Ray Bradbury’s Martians aren’t microbes, or insects, or energy forms. They have brown skin, yellow eyes, and russet hair, and can be romantic (Mrs. K) or jealous (Mr. K). Though they are telepathic and live in crystal structures, they resemble humans more than amebas. Mars’s atmosphere sustains human life: the settlers didn’t wear any masks or respirators. Therefore, the air has oxygen and not much toxic gas such as chlorine and carbon monoxide. And the air pressure doesn’t much from that of earth. There is water though at least one sea dried out and there are sand vessels to surf through the desert. In many way, Bradbury’s Mars resembles a skewed version of earth. It is a romantic vision of the next frontier.


In contrast, wars permeate Earth and nuclear weapons were destroying the land to such an extent that some decided to leave Earth for Mars.

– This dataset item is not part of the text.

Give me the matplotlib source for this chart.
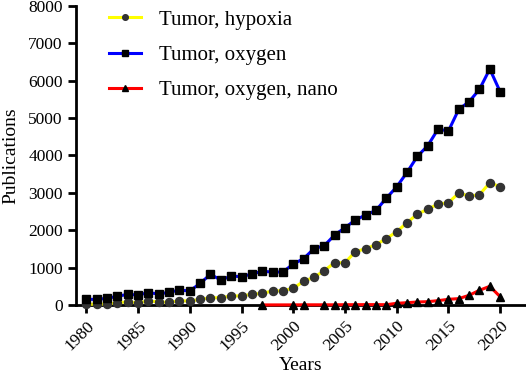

The colonists fled earth and settled in Mars and they create towns in their own images. The settlements resemble American mid-western suburbs of the 40’s and 50’s with ranches and gardens and the idyllic life. Like the colonialists on earth, the first visitors to Mars brought diseases that killed most of the natives. The settlers claim the land as their own and drove the remaining native into the hills.


In the section “The Million-Year Picnic,” the dad said to his children, “Now we’re alone. We and a handful of others who’ll land in a few days. Enough to start over. Enough to turn away from all that back on Earth and strike out on a new line--” The Puritans who came to the new world probably had the same vision.

Ray Bradbury (Photo: Alan Light)

In The Martian Chronicles, Ray Bradbury shows how the settlers try to escape the evil on Earth only to bring the same seed of destruction to another land by creating it in their own images.